Delhi University’s move to include the third gender in its admission forms in 2014 was hailed as a progressive step, making transgenders hopeful of inclusiveness. But the latter remains a faraway dream. The ill-treatment by officials and other students during the admission process often leaves students of the third gender disheartened. As a result of which, many opt out of college.
This year, since the DU admissions opened on May 22, 36 applications from transgenders have been received so far. How many (...or few) end up joining is a number the officials refuse to disclose.

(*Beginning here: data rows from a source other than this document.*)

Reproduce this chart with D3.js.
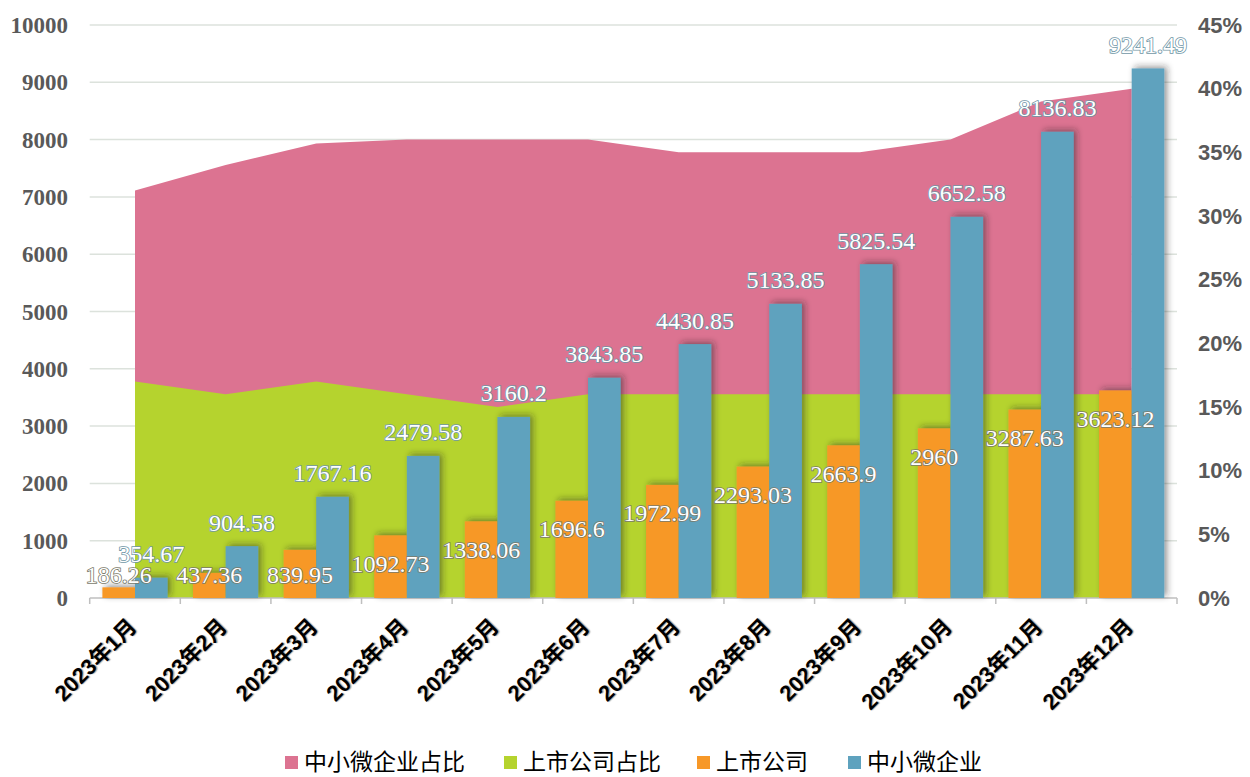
<!DOCTYPE html>
<html>
<head>
<meta charset="utf-8">
<script src="https://cdn.jsdelivr.net/npm/d3@7"></script>
<style>
  body { margin: 0; background: #fff; }
  svg { display: block; }
</style>
</head>
<body>
<svg id="chart" width="1250" height="777"></svg>
<script>
// categories and series
var months = ["2023年1月", "2023年2月", "2023年3月", "2023年4月", "2023年5月", "2023年6月",
              "2023年7月", "2023年8月", "2023年9月", "2023年10月", "2023年11月", "2023年12月"];
var listed = [186.26, 437.36, 839.95, 1092.73, 1338.06, 1696.6, 1972.99, 2293.03, 2663.9, 2960, 3287.63, 3623.12];
var smes = [354.67, 904.58, 1767.16, 2479.58, 3160.2, 3843.85, 4430.85, 5133.85, 5825.54, 6652.58, 8136.83, 9241.49];
var smeShare = [32, 34, 35.7, 36, 36, 36, 35, 35, 35, 36, 39, 40];
var listedShare = [17, 16, 17, 16, 15, 16, 16, 16, 16, 16, 16, 16];
var leftTicks = [0, 1000, 2000, 3000, 4000, 5000, 6000, 7000, 8000, 9000, 10000];
var rightTicks = [0, 5, 10, 15, 20, 25, 30, 35, 40, 45];
var legendItems = ["中小微企业占比", "上市公司占比", "上市公司", "中小微企业"];

var colors = {pink: "#dc7391", green: "#b5d32e", orange: "#f79828", blue: "#5ea2be"};

var margin = {left: 89.7, right: 1177, top: 25, bottom: 598};

var svg = d3.select("#chart");

// shadow for bars
var defs = svg.append("defs");
defs.append("filter").attr("id", "shadow")
    .attr("x", "-30%").attr("y", "-30%").attr("width", "160%").attr("height", "160%")
    .append("feDropShadow")
    .attr("dx", 3).attr("dy", -2).attr("stdDeviation", 3)
    .attr("flood-color", "#222").attr("flood-opacity", 0.45);

// scales
var x = d3.scaleBand().domain(months).range([margin.left, margin.right]);
var yL = d3.scaleLinear().domain([0, 10000]).range([margin.bottom, margin.top]);
var yR = d3.scaleLinear().domain([0, 45]).range([margin.bottom, margin.top]);
var barW = x.bandwidth() * 0.36;
var cx = function(i) { return x(months[i]) + x.bandwidth() / 2; };

// gridlines
svg.append("g").selectAll("line")
    .data(leftTicks.slice(1))
    .enter().append("line")
    .attr("x1", margin.left).attr("x2", margin.right)
    .attr("y1", d => yL(d)).attr("y2", d => yL(d))
    .attr("stroke", "#dce2dc").attr("stroke-width", 1.5);

// areas (right axis)
function drawArea(values, color) {
    var area = d3.area()
        .x((d, i) => cx(i))
        .y0(yR(0))
        .y1(d => yR(d));
    svg.append("path").datum(values)
        .attr("d", area)
        .attr("fill", color);
}
drawArea(smeShare, colors.pink);
drawArea(listedShare, colors.green);

// bottom axis
var axisG = svg.append("g");
axisG.append("line")
    .attr("x1", margin.left).attr("x2", margin.right)
    .attr("y1", margin.bottom).attr("y2", margin.bottom)
    .attr("stroke", "#bfbfbf").attr("stroke-width", 1.5);
axisG.selectAll(".tick")
    .data(d3.range(months.length + 1))
    .enter().append("line")
    .attr("x1", i => margin.left + i * x.bandwidth())
    .attr("x2", i => margin.left + i * x.bandwidth())
    .attr("y1", margin.bottom).attr("y2", margin.bottom + 6)
    .attr("stroke", "#bfbfbf").attr("stroke-width", 1.5);

// bars
var bars = svg.append("g").attr("filter", "url(#shadow)");
bars.selectAll(".bar-listed")
    .data(listed)
    .enter().append("rect")
    .attr("x", (d, i) => cx(i) - barW)
    .attr("y", d => yL(d))
    .attr("width", barW)
    .attr("height", d => yL(0) - yL(d))
    .attr("fill", colors.orange);
bars.selectAll(".bar-sme")
    .data(smes)
    .enter().append("rect")
    .attr("x", (d, i) => cx(i))
    .attr("y", d => yL(d))
    .attr("width", barW)
    .attr("height", d => yL(0) - yL(d))
    .attr("fill", colors.blue);

// value labels
var labelFont = "'Liberation Serif', 'DejaVu Serif', 'Noto Serif', 'Times New Roman', Times, serif";
svg.append("g").selectAll("text")
    .data(listed)
    .enter().append("text")
    .attr("x", (d, i) => cx(i) - barW / 2)
    .attr("y", d => Math.min(yL(d) + 28, 575))
    .attr("dy", "0.35em")
    .attr("text-anchor", "middle")
    .style("font-family", labelFont)
    .attr("font-size", 24)
    .attr("fill", "#fff")
    .attr("stroke", "#7a7a6a").attr("stroke-width", 1.6)
    .attr("paint-order", "stroke")
    .text(d => d);
svg.append("g").selectAll("text")
    .data(smes)
    .enter().append("text")
    .attr("x", (d, i) => cx(i) + barW / 2)
    .attr("y", d => yL(d) - 24)
    .attr("dy", "0.35em")
    .attr("text-anchor", "middle")
    .style("font-family", labelFont)
    .attr("font-size", 24)
    .attr("fill", "#fff")
    .attr("stroke", "#6f96a6").attr("stroke-width", 1.6)
    .attr("paint-order", "stroke")
    .text(d => d);

// left axis labels
svg.append("g").selectAll("text")
    .data(leftTicks)
    .enter().append("text")
    .attr("x", 68)
    .attr("y", d => yL(d))
    .attr("dy", "0.35em")
    .attr("text-anchor", "end")
    .style("font-family", labelFont)
    .attr("font-weight", "bold")
    .attr("font-size", 23)
    .attr("fill", "#595959")
    .text(d => d);

// right axis labels
svg.append("g").selectAll("text")
    .data(rightTicks)
    .enter().append("text")
    .attr("x", 1198)
    .attr("y", d => yR(d))
    .attr("dy", "0.35em")
    .attr("text-anchor", "start")
    .style("font-family", "'Liberation Sans', Arial, sans-serif")
    .attr("font-weight", "bold")
    .attr("font-size", 22)
    .attr("fill", "#595959")
    .text(d => d + "%");

// category labels
svg.append("g").selectAll("text")
    .data(months)
    .enter().append("text")
    .attr("transform", (d, i) => "translate(" + (cx(i) + 3) + ",628) rotate(-45)")
    .attr("text-anchor", "end")
    .style("font-family", "'Liberation Sans', Arial, 'Noto Sans CJK SC', sans-serif")
    .attr("font-weight", "bold")
    .attr("font-size", 22)
    .attr("fill", "#000")
    .style("text-shadow", "1px 1px 1px rgba(0,0,0,0.35)")
    .text(d => d);

// legend
var legendColors = [colors.pink, colors.green, colors.orange, colors.blue];
var legendX = [285, 504, 697, 848];
var legend = svg.append("g").selectAll("g")
    .data(legendItems)
    .enter().append("g")
    .attr("transform", (d, i) => "translate(" + legendX[i] + ",762)");
legend.append("rect")
    .attr("x", 0).attr("y", -6)
    .attr("width", 13).attr("height", 13)
    .attr("fill", (d, i) => legendColors[i]);
legend.append("text")
    .attr("x", 19)
    .attr("dy", "0.35em")
    .style("font-family", "'Noto Sans CJK SC', sans-serif")
    .attr("font-size", 23)
    .attr("fill", "#000")
    .text(d => d);
</script>
</body>
</html>
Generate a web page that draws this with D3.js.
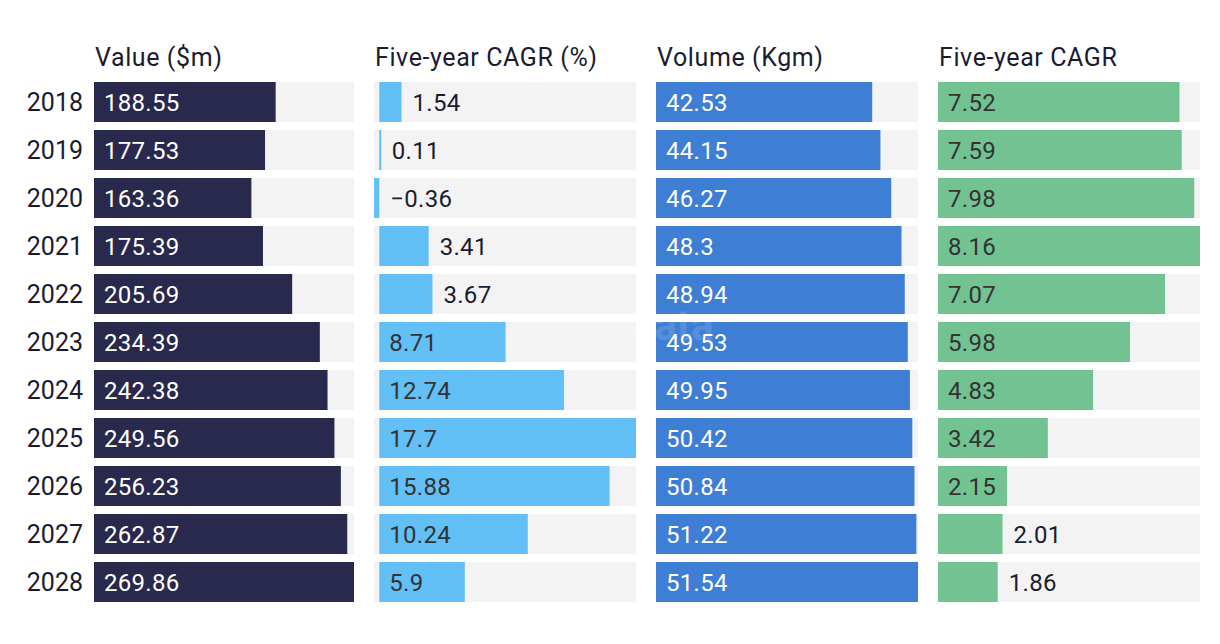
<!DOCTYPE html>
<html>
<head>
<meta charset="utf-8">
<script src="https://cdn.jsdelivr.net/npm/d3@7"></script>
<style>
  body { margin: 0; background: #fff; }
  svg text { font-family: Roboto, "Liberation Sans", sans-serif; }
</style>
</head>
<body>
<svg id="chart" width="1220" height="644"></svg>
<script>
// data
var years = ["2018","2019","2020","2021","2022","2023","2024","2025","2026","2027","2028"];
var valueM = [188.55,177.53,163.36,175.39,205.69,234.39,242.38,249.56,256.23,262.87,269.86];
var valueCagr = [1.54,0.11,-0.36,3.41,3.67,8.71,12.74,17.7,15.88,10.24,5.9];
var volumeKgm = [42.53,44.15,46.27,48.3,48.94,49.53,49.95,50.42,50.84,51.22,51.54];
var volumeCagr = [7.52,7.59,7.98,8.16,7.07,5.98,4.83,3.42,2.15,2.01,1.86];
var titles = ["Value ($m)","Five-year CAGR (%)","Volume (Kgm)","Five-year CAGR"];

var panels = [
  {title: titles[0], vals: valueM,     x0: 94,  w: 260, color: "#29294d", inText: "#ffffff"},
  {title: titles[1], vals: valueCagr,  x0: 374, w: 262, color: "#62c0f7", inText: "#333333"},
  {title: titles[2], vals: volumeKgm,  x0: 656, w: 262, color: "#3f7ed5", inText: "#ffffff"},
  {title: titles[3], vals: volumeCagr, x0: 938, w: 262, color: "#72c292", inText: "#333333"}
];
var dark = "#1c1c30";

var svg = d3.select("#chart");

// band = 40, step = 48
var y = d3.scaleBand().domain(years)
  .range([82, 82 + 48*years.length - 8])
  .paddingInner(8/48).paddingOuter(0);

// year labels
svg.selectAll("text.year").data(years).enter().append("text")
  .attr("class", "year")
  .attr("x", 83)
  .attr("y", function(d){ return y(d) + y.bandwidth()/2; })
  .attr("dy", "0.36em")
  .attr("text-anchor", "end")
  .attr("fill", dark)
  .style("font-size", "25px")
  .text(function(d){ return d; });

panels.forEach(function(p){
  var mn = Math.min(0, d3.min(p.vals));
  var x = d3.scaleLinear().domain([mn, d3.max(p.vals)]).range([p.x0, p.x0 + p.w]);
  var g = svg.append("g");

  g.append("text")
    .attr("x", p.x0 + 1).attr("y", 66)
    .attr("fill", dark)
    .style("font-size", "25px")
    .style("letter-spacing", "0.6px")
    .text(p.title);

  var rows = g.selectAll("g.row").data(p.vals).enter().append("g").attr("class", "row");

  rows.append("rect")
    .attr("x", p.x0)
    .attr("y", function(d,i){ return y(years[i]); })
    .attr("width", p.w)
    .attr("height", y.bandwidth())
    .attr("fill", "#f3f3f3");

  rows.append("rect")
    .attr("x", function(d){ return x(Math.min(0, d)); })
    .attr("y", function(d,i){ return y(years[i]); })
    .attr("width", function(d){ return Math.max(2, Math.abs(x(d) - x(0))); })
    .attr("height", y.bandwidth())
    .attr("fill", p.color);

  rows.append("text")
    .attr("y", function(d,i){ return y(years[i]) + y.bandwidth()/2; })
    .attr("dy", "0.36em")
    .style("font-size", "24px")
    .style("letter-spacing", "0.3px")
    .text(function(d){ return d < 0 ? "\u2212" + Math.abs(d) : d; })
    .each(function(d){
      var t = d3.select(this);
      var tw = this.getComputedTextLength();
      var bw = Math.abs(x(d) - x(0));
      if (d > 0 && bw >= tw + 21) {
        t.attr("x", x(0) + 10).attr("fill", p.inText);
      } else {
        t.attr("x", Math.max(x(0), x(d)) + 11).attr("fill", dark);
      }
    });
});

// watermark
svg.append("text")
  .attr("x", 610).attr("y", 340)
  .attr("text-anchor", "middle")
  .style("font-size", "42px").style("font-weight", "bold")
  .attr("fill", "#ffffff").attr("opacity", 0.12)
  .text("GlobalData");
</script>
</body>
</html>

Sharing her ordeal, Anu, a Delhi-based transgender who visited the campus last year to fill up the admission form, recalls, “When we were filing the form, they (some officials in DU) asked us: Kab se transgender ho aap? Matlab kitne dino se?” I couldn’t believe my ears. Padhe-likhe log bhi aisi baatein karte hain! (This is how the so-called educated strata of the society behaves). Especially because I was the one who had asked my friends from Uttar Pradesh and other neighbouring states of Delhi to fill the admission forms in?person, rather than online. This shows how insensitive people are even in reputed educational institution like Delhi University.” The incident made her decide against studying in DU, says Anu.
Wishing not to be named, another transgender from Delhi recalls how like any other first-timer in college, she was excited to visit the campus, but being teased and made fun of with slurs made her apprehensive. “I approached a group of students to find get directions to the window for filling up the application for DU’s School of Open Learning (SOL). They called me a ‘chhaka’. I never thought that educated people could be so insensitive. We are also a part of the society. I knew right then that I will never be one of them.” She adds that many other dejected students like her end up quitting studies, and resort to vocational training.
They hold a grudge against both students and the administrative staff. Isha, who hails from UP, and came to Delhi last year to try for admission, shares, “The behaviour towards us is weird. People should learn to behave properly with transgenders, now that we have been given the provision of studying with the mainstream. But, they shoo us away like animals.”
College authorities say they do their bit to spread the message of equality on campus, but a lot more is required. Dr Rama Sharma, principal of Hans Raj College, says, “We are aware of the issue and therefore, frequently organise counselling sessions for our students and staff to sensitise them about how to deal with those who come to seek admissions and study. I believe all colleges should try to make the environment friendly for everyone.”
Gurpreet Singh Tuteja, Deputy Dean Students’ Welfare, DU, however, adds: “The awareness and sensitising people towards transgenders should begin at the school level itself. It cannot start from the graduation level. Unless transgenders are not treated as equals since childhood, they are bound to face such issues.”
Meanwhile, transgender Anu, who was emotionally shaken by the treatment meted out to her, decided to take the matter in her hands. She volunteers with Delhi-based SPACE NGO to sensitise youngsters and teachers towards the third gender. “Through the project, Purple Board, we are working with fifteen schools of Delhi to bring about a change in people’s mindset and attitude.” She is also learning dress designing.